# climbing over the wall



## Extra Virgin Olive Oil

What is the word to use, when I want to express that a person climbs over the wall (for example, to escape, or to break into a house)?

Mies --kiipesi? kapusi? kipusi?-- seinälle jotta karata (vankilasta).

Mies --kiipesi? kapusi? kipusi?-- seinälle jotta murtautua kotiin.


----------



## Gavril

I'm not sure about the semantic difference between _kiivetä / kavuta / kivuta _-- hopefully the Finnish speakers can help us.

However, it definitely seems (based on Google) that _kiivetä seinää _"climb (up) a wall" is more common than _kivuta seinää _and _kavuta seinää._ For your sentences, I would suggest,

_Mies yritti karata vankilasta kiipeämällä seinää._

_Mies yritti murtautua kotiin kiipeämällä seinää._

It might be better to say _kiipeämällä seinän yli _here, but I don't see a lot of Google results for _kiivetä seinän yli_ compared to _kiivetä seinää._


----------



## Grumpy Old Man

There are two Finnish words commonly used for different types of walls.  If you talk about a house or a building, "seinä" is the right word:

_Seinällä on taulu.
Hän nojasi seinää vasten.
_
If the reference is to a wall built to prevent people from entering an area or from escaping from it, "muuri" and sometimes "valli" are usually the correct words:

_Hadrianuksen muurista ei ole paljon jäljellä. _(There isn't much left of Hadrian's Wall.)

_Mies yritti karata vankilasta kiipeämällä muurin yli.
Mies kiipesi muurin yli karatakseen vankilasta.

"_Mies --kiipesi? kapusi? kipusi?-- seinälle jotta murtautua kotiin."
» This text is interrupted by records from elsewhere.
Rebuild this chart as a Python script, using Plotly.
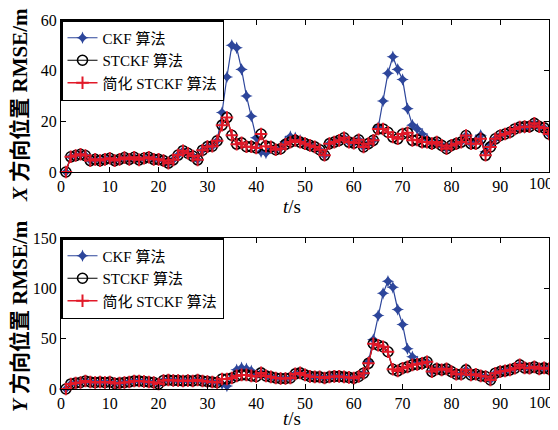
import plotly.graph_objects as go

t = list(range(1, 101))

# X direction RMSE
x_stckf = [0, 6, 6.5, 7, 6.5, 4.5, 5, 4.5, 5, 5.4,
           4.5, 5, 5.7, 5, 5.8, 4.8, 5.4, 5.8, 5, 5,
           4.5, 3.5, 4.8, 6.7, 8.4, 7.4, 6.3, 4.8, 8.6, 10,
           10.2, 12.3, 18.5, 21.5, 14.5, 11, 11.5, 10, 10, 9.5,
           15, 10.2, 9.9, 8.8, 9.2, 10.9, 11.8, 12.5, 11.8, 11.2,
           10.5, 9.9, 8.8, 6.6, 11.2, 11.8, 12.5, 13.5, 11.8, 11.4,
           12.7, 9.9, 11.2, 12.5, 17, 17, 15.7, 13.8, 13.1, 15,
           15.5, 12.5, 12.7, 11.8, 11.8, 11.2, 11.8, 10.5, 9.2, 10.5,
           11.2, 11.8, 14.4, 11.2, 11.2, 13.1, 6.6, 9.9, 13.1, 14.4,
           15, 15.7, 17, 17.7, 17.9, 17.9, 19.2, 17.9, 17.4, 15]
x_simp = [0, 6, 6.5, 7, 6.5, 4.5, 5, 4.5, 5, 5.4,
          4.5, 5, 5.7, 5, 5.8, 4.8, 5.4, 5.8, 5, 5,
          4.5, 3.5, 4.8, 6.7, 8.4, 7.4, 6.3, 4.8, 8.6, 10,
          10.2, 12.3, 18.5, 21.5, 14.5, 11, 11.5, 10, 10, 9.5,
          15, 10.2, 9.9, 8.8, 9.2, 10.9, 11.8, 12.5, 11.8, 11.2,
          10.5, 9.9, 8.8, 6.6, 11.2, 11.8, 12.5, 13.5, 11.8, 11.4,
          12.7, 9.9, 11.2, 12.5, 17, 17, 15.7, 13.8, 13.1, 15,
          15.5, 12.5, 12.7, 11.8, 11.8, 11.2, 11.8, 10.5, 9.2, 10.5,
          11.2, 11.8, 14.4, 11.2, 11.2, 13.1, 6.6, 9.9, 13.1, 14.4,
          15, 15.7, 17, 17.7, 17.9, 17.9, 19.2, 17.9, 17.4, 15]
x_ckf = [0, 6, 6.5, 7, 6.5, 4.5, 5, 4.5, 5, 5.4,
         4.5, 5, 5.7, 5, 5.8, 4.8, 5.4, 5.8, 5, 5,
         4.5, 3.5, 4.8, 6.7, 8.4, 7.4, 6.3, 4.8, 8.6, 10,
         10.2, 12.3, 23.5, 37.5, 50, 49, 40.5, 30, 22, 13.5,
         8, 7.5, 9.5, 8.8, 9.5, 12, 14, 13.5, 12.5, 11.2,
         10.5, 9.9, 8.8, 6.6, 11.2, 11.8, 12.5, 13.5, 11.8, 11.4,
         12.7, 9.9, 11.2, 12.5, 17.5, 28, 39, 45.5, 40.5, 36.5,
         25, 18.5, 17, 15, 13, 11.2, 11.8, 10.5, 9.2, 10.5,
         11.2, 11.8, 14.4, 11.2, 12.5, 14.5, 8, 11, 13.1, 14.4,
         15, 15.7, 17, 17.7, 17.5, 17.9, 19.2, 17.9, 17.4, 15]

# Y direction RMSE
y_stckf = [0, 5, 6, 6.5, 8, 7, 6.5, 7, 6.5, 7,
           5.5, 6, 6.5, 7, 8, 8, 7.5, 7, 6.5, 5,
           8.5, 9, 8.5, 8.5, 8, 8.5, 8, 9, 8, 7.5,
           7, 6.5, 10, 10, 11, 13, 14, 14, 13, 12.5,
           16, 13, 12, 11, 10.5, 10.5, 11, 15, 16, 14,
           12.5, 12, 12, 11, 12, 12.5, 12.5, 12, 11.5, 10.8,
           12.4, 15.7, 25.5, 45, 43.5, 42, 37, 19.6, 18, 20.6,
           22, 24, 24.5, 25.5, 27, 17.3, 20, 19, 20, 17.3,
           14.7, 14.7, 19, 14, 14.7, 13, 12.4, 9, 15.7, 17.3,
           18, 19, 20.6, 24, 21, 20.6, 22, 20, 21, 20]
y_simp = [0, 5, 6, 6.5, 8, 7, 6.5, 7, 6.5, 7,
          5.5, 6, 6.5, 7, 8, 8, 7.5, 7, 6.5, 5,
          8.5, 9, 8.5, 8.5, 8, 8.5, 8, 9, 8, 7.5,
          7, 6.5, 10, 10, 11, 13, 14, 14, 13, 12.5,
          16, 13, 12, 11, 10.5, 10.5, 11, 15, 16, 14,
          12.5, 12, 12, 11, 12, 12.5, 12.5, 12, 11.5, 10.8,
          12.4, 15.7, 25.5, 45, 43.5, 42, 37, 19.6, 18, 20.6,
          22, 24, 24.5, 25.5, 27, 17.3, 20, 19, 20, 17.3,
          14.7, 14.7, 19, 14, 14.7, 13, 12.4, 9, 15.7, 17.3,
          18, 19, 20.6, 24, 21, 20.6, 22, 20, 21, 20]
y_ckf = [0, 5, 6, 6.5, 8, 7, 6.5, 7, 6.5, 7,
         5.5, 6, 6.5, 7, 8, 8, 7.5, 7, 6.5, 5,
         8.5, 9, 8.5, 8.5, 8, 8.5, 8, 9, 8, 7.5,
         7, 6.5, 5, 3, 11, 19, 21, 20, 18, 14,
         16, 13, 12, 11, 10.5, 10.5, 11, 15, 16, 14,
         12.5, 12, 12, 11, 12, 12.5, 12.5, 12, 11.5, 10.8,
         12.4, 15.7, 27, 49, 73, 95, 107, 101, 79, 64,
         40, 32, 27, 26, 27, 17.3, 20, 19, 20, 17.3,
         14.7, 14.7, 19, 14, 14.7, 13, 12.4, 9, 15.7, 17.3,
         18, 19, 20.6, 24, 21, 20.6, 22, 20, 21, 20]

names = ["CKF 算法", "STCKF 算法", "简化 STCKF 算法"]
x_ticks = [0, 10, 20, 30, 40, 50, 60, 70, 80, 90, 100]
x_ticktext = ["0", "10", "20", "30", "40", "50", "60", "70", "80", "90", ""]
last_x_label = "100"
top_yticks = [0, 20, 40, 60]
bot_yticks = [0, 50, 100, 150]

BLUE = "rgb(45,70,155)"
RED = "rgb(225,25,40)"
FONT = "Liberation Serif, Noto Sans CJK SC"

fig = go.Figure()

def add_set(ckf, st, simp, xa, ya, leg):
    fig.add_trace(go.Scatter(x=t, y=ckf, name=names[0], mode="lines+markers",
                             line=dict(color=BLUE, width=1.2),
                             marker=dict(symbol="star-diamond", size=9, color=BLUE),
                             xaxis=xa, yaxis=ya, legend=leg, cliponaxis=False))
    fig.add_trace(go.Scatter(x=t, y=st, name=names[1], mode="lines+markers",
                             line=dict(color="black", width=1.2),
                             marker=dict(symbol="circle-open", size=10, color="black",
                                         line=dict(width=1.6)),
                             xaxis=xa, yaxis=ya, legend=leg, cliponaxis=False))
    fig.add_trace(go.Scatter(x=t, y=simp, name=names[2], mode="lines+markers",
                             line=dict(color=RED, width=1.4),
                             marker=dict(symbol="cross-thin-open", size=9, color=RED,
                                         line=dict(width=2, color=RED)),
                             xaxis=xa, yaxis=ya, legend=leg, cliponaxis=False))

add_set(x_ckf, x_stckf, x_simp, "x", "y", "legend")
add_set(y_ckf, y_stckf, y_simp, "x2", "y2", "legend2")

# page has an 8px body margin; lay out in page pixels and shift
OFF = 8
W, H = 558 - OFF, 430 - OFF

def px(x):
    return (x - OFF) / W

def py(y):
    return 1 - (y - OFF) / H

xd = [px(61), px(549)]
axis_common = dict(showline=True, linecolor="black", linewidth=1, mirror="ticks",
                   ticks="inside", ticklen=5, tickcolor="black", showgrid=False,
                   zeroline=False, automargin=False, ticklabeloverflow="allow",
                   tickfont=dict(family=FONT, size=16, color="black"))

legend_common = dict(x=xd[0], xanchor="left", yanchor="top",
                     bordercolor="black", borderwidth=1.5, bgcolor="white",
                     font=dict(family=FONT, size=15, color="black"),
                     tracegroupgap=0, itemwidth=30)

fig.update_layout(
    width=W, height=H,
    margin=dict(l=0, r=0, t=0, b=0, autoexpand=False),
    paper_bgcolor="white", plot_bgcolor="white",
    font=dict(family=FONT, color="black"),
    xaxis=dict(domain=xd, range=[0, 100], tickvals=x_ticks, ticktext=x_ticktext,
               anchor="y", **axis_common),
    yaxis=dict(domain=[py(172), py(20)], range=[0, 60], tickvals=top_yticks,
               anchor="x", **axis_common),
    xaxis2=dict(domain=xd, range=[0, 100], tickvals=x_ticks, ticktext=x_ticktext,
                anchor="y2", **axis_common),
    yaxis2=dict(domain=[py(389), py(238)], range=[0, 150], tickvals=bot_yticks,
                anchor="x2", **axis_common),
    legend=dict(y=py(20), **legend_common),
    legend2=dict(y=py(238), **legend_common),
    showlegend=True,
)

tick_font = dict(family=FONT, size=16, color="black")
for yy in (183, 402):
    fig.add_annotation(text=last_x_label, x=px(541), y=py(yy), xref="paper", yref="paper",
                       showarrow=False, xanchor="center", yanchor="middle", font=tick_font)

ann_font = dict(family=FONT, size=21, color="black")
fig.add_annotation(text="<b><i>X</i> 方向位置 RMSE/m</b>", x=px(20), y=py(105),
                   xref="paper", yref="paper", textangle=-90, showarrow=False,
                   xanchor="center", yanchor="middle", font=ann_font)
fig.add_annotation(text="<b><i>Y</i> 方向位置 RMSE/m</b>", x=px(20), y=py(316),
                   xref="paper", yref="paper", textangle=-90, showarrow=False,
                   xanchor="center", yanchor="middle", font=ann_font)
fig.add_annotation(text="<i>t</i>/s", x=px(292), y=py(207),
                   xref="paper", yref="paper", showarrow=False,
                   xanchor="center", yanchor="middle", font=dict(family=FONT, size=19))
fig.add_annotation(text="<i>t</i>/s", x=px(292), y=py(418),
                   xref="paper", yref="paper", showarrow=False,
                   xanchor="center", yanchor="middle", font=dict(family=FONT, size=19))

fig.write_html("out.html")
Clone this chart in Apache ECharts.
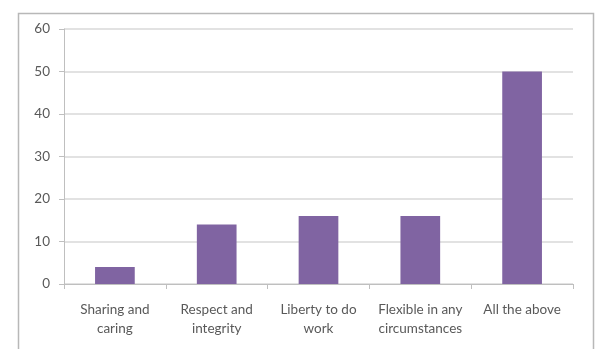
<!DOCTYPE html>
<html>
<head>
<meta charset="utf-8">
<script src="https://cdn.jsdelivr.net/npm/echarts@6/dist/echarts.min.js"></script>
<style>
  html, body { margin: 0; padding: 0; background: #fff; }
  #chart { width: 597px; height: 349px; }
</style>
</head>
<body>
<div id="chart"></div>
<script>
// Survey responses per category
const categories = [
  'Sharing and\ncaring',
  'Respect and\nintegrity',
  'Liberty to do\nwork',
  'Flexible in any\ncircumstances',
  'All the above'
];
const values = [4, 14, 16, 16, 50];
const yTicks = { min: 0, max: 60, interval: 10 };

const textColor = '#595959';
const fontFamily = 'Lato, "Open Sans", sans-serif';

const chart = echarts.init(document.getElementById('chart'), null, { renderer: 'canvas' });
chart.setOption({
  animation: false,
  backgroundColor: '#fff',
  graphic: [{
    type: 'rect',
    left: 16, top: 11,
    shape: { width: 575, height: 360 },
    style: { fill: 'none', stroke: '#b8b8b8', lineWidth: 1.5 },
    silent: true
  }],
  grid: { left: 64, right: 24, top: 29, bottom: 65 },
  xAxis: {
    type: 'category',
    data: categories,
    axisLine: { lineStyle: { color: '#bfbfbf', width: 1 } },
    axisTick: { show: true, alignWithLabel: false, length: 5, lineStyle: { color: '#bfbfbf' } },
    axisLabel: {
      color: textColor, fontSize: 13.5, fontFamily: fontFamily,
      lineHeight: 19, margin: 16, interval: 0
    }
  },
  yAxis: {
    type: 'value',
    min: yTicks.min, max: yTicks.max, interval: yTicks.interval,
    axisLine: { show: true, lineStyle: { color: '#bfbfbf', width: 1 } },
    axisTick: { show: true, length: 5, lineStyle: { color: '#bfbfbf' } },
    axisLabel: { color: textColor, fontSize: 13.5, fontFamily: fontFamily, margin: 14 },
    splitLine: { lineStyle: { color: '#d9d9d9', width: 1.5 } }
  },
  series: [{
    type: 'bar',
    data: values,
    barWidth: '39%',
    itemStyle: { color: '#8064A2' }
  }]
});
</script>
</body>
</html>
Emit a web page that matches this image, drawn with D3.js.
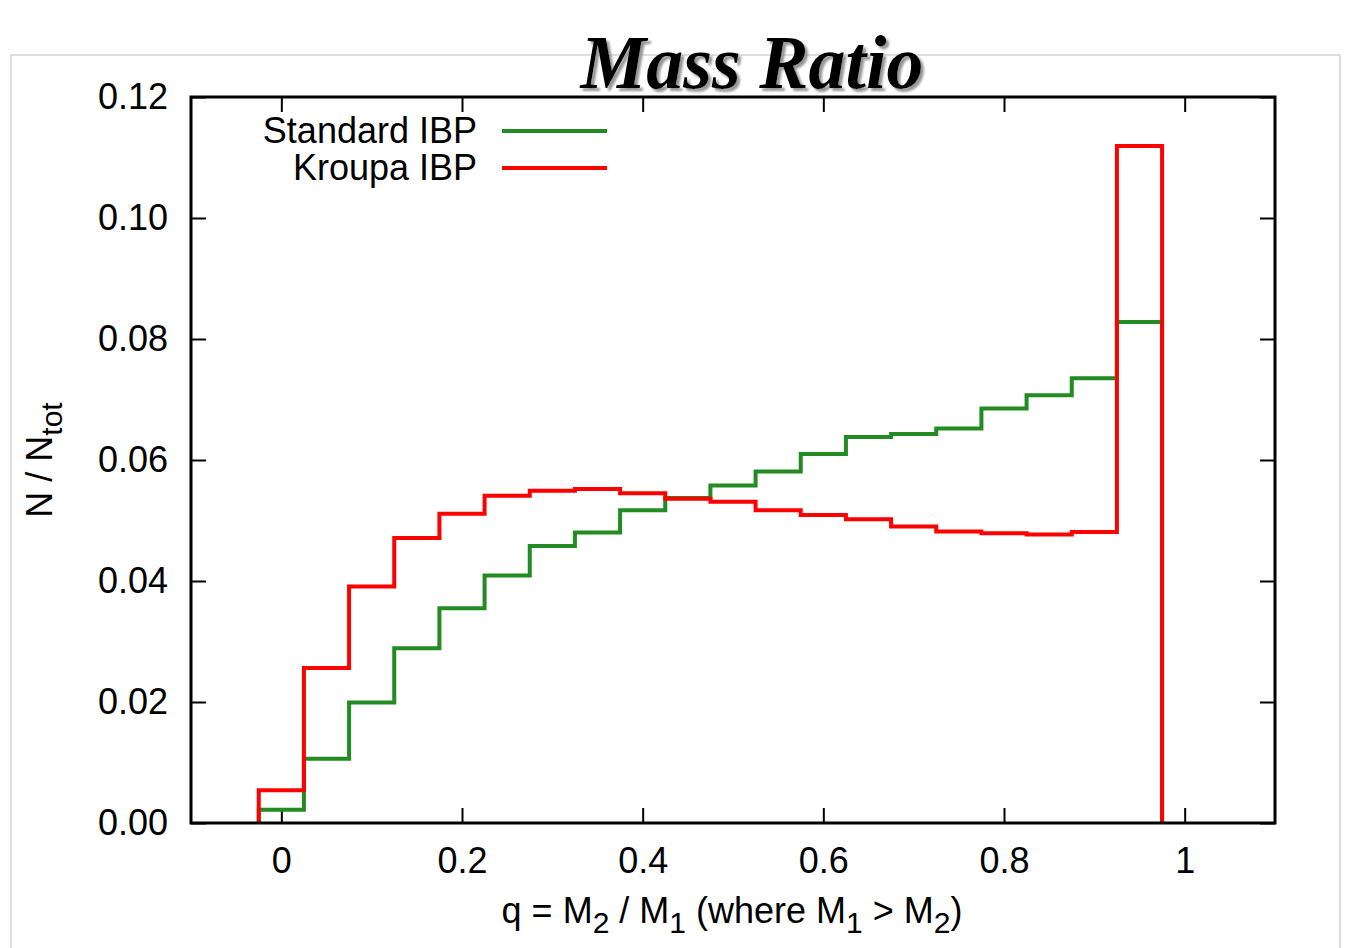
<!DOCTYPE html>
<html>
<head>
<meta charset="utf-8">
<script src="https://cdn.jsdelivr.net/npm/d3@7"></script>
<style>
  body { margin: 0; background: #fff; }
  text { font-family: "Liberation Sans", Arial, sans-serif; fill: #000; }
</style>
</head>
<body>
<div class="chart"></div>
<script>
// histogram bin centres (q) and bin width
const binCenters = [0, 0.05, 0.1, 0.15, 0.2, 0.25, 0.3, 0.35, 0.4, 0.45,
                    0.5, 0.55, 0.6, 0.65, 0.7, 0.75, 0.8, 0.85, 0.9, 0.95];
const binWidth = 0.05;

const standardIBP = [0.0022, 0.0106, 0.0199, 0.0289, 0.0355, 0.0409, 0.0458, 0.0480, 0.0517, 0.0537,
                     0.0558, 0.0581, 0.0610, 0.0638, 0.0643, 0.0652, 0.0685, 0.0707, 0.0735, 0.0828];
const kroupaIBP = [0.0054, 0.0256, 0.0391, 0.0471, 0.0511, 0.0541, 0.0549, 0.0552, 0.0545, 0.0536,
                   0.0531, 0.0517, 0.0509, 0.0502, 0.0490, 0.0482, 0.0479, 0.0477, 0.0481, 0.1119];

const xTicks = [0, 0.2, 0.4, 0.6, 0.8, 1];
const yTicks = [0, 0.02, 0.04, 0.06, 0.08, 0.10, 0.12];

const width = 1347;
const height = 948;
const margin = { left: 191, right: 72, top: 97, bottom: 125 };

const x = d3.scaleLinear().domain([-0.1, 1.1]).range([margin.left, width - margin.right]);
const y = d3.scaleLinear().domain([0, 0.12]).range([height - margin.bottom, margin.top]);

const svg = d3.select('.chart')
    .append('svg')
    .attr('width', width)
    .attr('height', height);

// soft grey shadow for the title
svg.append('defs')
    .append('filter')
    .attr('id', 'shadow')
    .attr('x', '-5%').attr('y', '-10%').attr('width', '115%').attr('height', '130%')
    .append('feDropShadow')
    .attr('dx', 3)
    .attr('dy', 3)
    .attr('stdDeviation', 0.8)
    .attr('flood-color', '#8c8c8c')
    .attr('flood-opacity', 0.9);

// light grey page frame
svg.append('path')
    .attr('d', `M11,${height} V55 H1340 V${height}`)
    .attr('fill', 'none')
    .attr('stroke', '#d4d4d4')
    .attr('stroke-width', 1.5);

// title
svg.append('text')
    .attr('x', 752)
    .attr('y', 88)
    .attr('text-anchor', 'middle')
    .attr('filter', 'url(#shadow)')
    .style('font-family', '"Liberation Serif", "Times New Roman", serif')
    .style('font-weight', 'bold')
    .style('font-style', 'italic')
    .style('font-size', '76px')
    .attr('textLength', 343)
    .attr('lengthAdjust', 'spacingAndGlyphs')
    .text('Mass Ratio');

// axes
const tickLen = 15;
const fontSize = '36px';

const xAxis = svg.append('g')
    .attr('transform', `translate(0,${y(0)})`)
    .call(d3.axisBottom(x).tickValues(xTicks).tickSize(-tickLen).tickPadding(24)
        .tickFormat((d) => (d === 0 || d === 1 ? d3.format('d')(d) : d3.format('.1f')(d))));

const yAxis = svg.append('g')
    .attr('transform', `translate(${x(-0.1)},0)`)
    .call(d3.axisLeft(y).tickValues(yTicks).tickSize(-tickLen).tickPadding(23).tickFormat(d3.format('.2f')));

const xTop = svg.append('g')
    .attr('transform', `translate(0,${y(0.12)})`)
    .call(d3.axisTop(x).tickValues(xTicks).tickSize(-tickLen).tickFormat(''));

const yRight = svg.append('g')
    .attr('transform', `translate(${x(1.1)},0)`)
    .call(d3.axisRight(y).tickValues(yTicks).tickSize(-tickLen).tickFormat(''));

[xAxis, yAxis, xTop, yRight].forEach((g) => {
    g.select('.domain').remove();
    g.selectAll('.tick line').attr('stroke', '#000').attr('stroke-width', 2);
    g.selectAll('.tick text').style('font-size', fontSize).style('font-family', '"Liberation Sans", Arial, sans-serif').attr('fill', '#000');
});

// histogram steps
function stepPoints(values) {
    const pts = [[binCenters[0] - binWidth / 2, 0]];
    values.forEach((v, i) => {
        pts.push([binCenters[i] - binWidth / 2, v]);
        pts.push([binCenters[i] + binWidth / 2, v]);
    });
    pts.push([binCenters[binCenters.length - 1] + binWidth / 2, 0]);
    return pts;
}

const line = d3.line().x((d) => x(d[0])).y((d) => y(d[1]));

const series = [
    { name: 'Standard IBP', values: standardIBP, color: '#228b22' },
    { name: 'Kroupa IBP', values: kroupaIBP, color: '#ff0000' }
];

series.forEach((s) => {
    svg.append('path')
        .attr('d', line(stepPoints(s.values)))
        .attr('fill', 'none')
        .attr('stroke', s.color)
        .attr('stroke-width', 4)
        .attr('stroke-linejoin', 'miter');
});

// plot frame
svg.append('rect')
    .attr('x', x(-0.1))
    .attr('y', y(0.12))
    .attr('width', x(1.1) - x(-0.1))
    .attr('height', y(0) - y(0.12))
    .attr('fill', 'none')
    .attr('stroke', '#000')
    .attr('stroke-width', 3);

// legend
const legend = svg.append('g').attr('class', 'legend');
series.forEach((s, i) => {
    const ly = 131 + i * 37;
    legend.append('text')
        .attr('x', 477)
        .attr('y', ly + 12)
        .attr('text-anchor', 'end')
        .style('font-size', fontSize)
        .text(s.name);
    legend.append('line')
        .attr('x1', 502)
        .attr('x2', 607)
        .attr('y1', ly)
        .attr('y2', ly)
        .attr('stroke', s.color)
        .attr('stroke-width', 4);
});

// x axis label
const xl = svg.append('text')
    .attr('x', 732)
    .attr('y', 923)
    .attr('text-anchor', 'middle')
    .style('font-size', fontSize);
[['q = M', 0], ['2', 1], [' / M', -1], ['1', 1], [' (where M', -1], ['1', 1], [' > M', -1], ['2', 1], [')', -1]]
    .forEach(([t, shift]) => {
        xl.append('tspan')
            .attr('dy', shift * 10)
            .style('font-size', shift === 1 ? '30px' : fontSize)
            .text(t);
    });

// y axis label
const yl = svg.append('text')
    .attr('transform', 'translate(52,460) rotate(-90)')
    .attr('text-anchor', 'middle')
    .style('font-size', fontSize);
yl.append('tspan').text('N / N');
yl.append('tspan').attr('dy', 10).style('font-size', '30px').text('tot');
</script>
</body>
</html>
I'm not quite sure what you have in mind here.  Anyway, if it's an "omakotitalo"  -  a private house  -  I would probably say: _Mies kiipesi *aidan* yli murtautuakseen taloon._  If the reference is to the wall of the house, not the fence surrounding it, the only way in is through a window in the wall: _Mies kiipesi ikkunasta taloon/sisään._
_
"_Kiivetä seinää" doesn't work here.  One of these two things happens: you either end up on the roof if you are outdoors or you hit the ceiling if you are indoors.


----------



## Gavril

Kiitos, GOM! I was wondering why _kiivetä seinää / seinän yli _yielded so few results.

What about _kavuta / kivuta muurin yli_? Neither phrase seems very common -- how do _kavuta / kivuta _differ from _kiivetä _in this context?



Grumpy Old Man said:


> There are two Finnish words commonly used for different types of walls.  If you talk about a house or a building, "seinä" is the right word:
> 
> _Seinällä on taulu.
> Hän nojasi seinää vasten.
> _
> If the reference is to a wall built to prevent people from entering an area or from escaping from it, "muuri" and sometimes "valli" are usually the correct words:
> 
> _Hadrianuksen muurista ei ole paljon jäljellä. _(There isn't much left of Hadrian's Wall.)
> 
> _Mies yritti karata vankilasta kiipeämällä muurin yli.
> Mies kiipesi muurin yli karatakseen vankilasta.
> 
> "_Mies --kiipesi? kapusi? kipusi?-- seinälle jotta murtautua kotiin."
> 
> I'm not quite sure what you have in mind here.  Anyway, if it's an "omakotitalo"  -  a private house  -  I would probably say: _Mies kiipesi *aidan* yli murtautuakseen taloon._  If the reference is to the wall of the house, not the fence surrounding it, the only way in is through a window in the wall: _Mies kiipesi ikkunasta taloon/sisään._
> _
> "_Kiivetä seinää" doesn't work here.  One of these two things happens: you either end up on the roof if you are outdoors or you hit the ceiling if you are indoors.


----------



## Extra Virgin Olive Oil

It completely slipped my mind that in Finland (and quite possibly neighbouring countries as well), there's no such thing as a "wall" which surrounds a house.


----------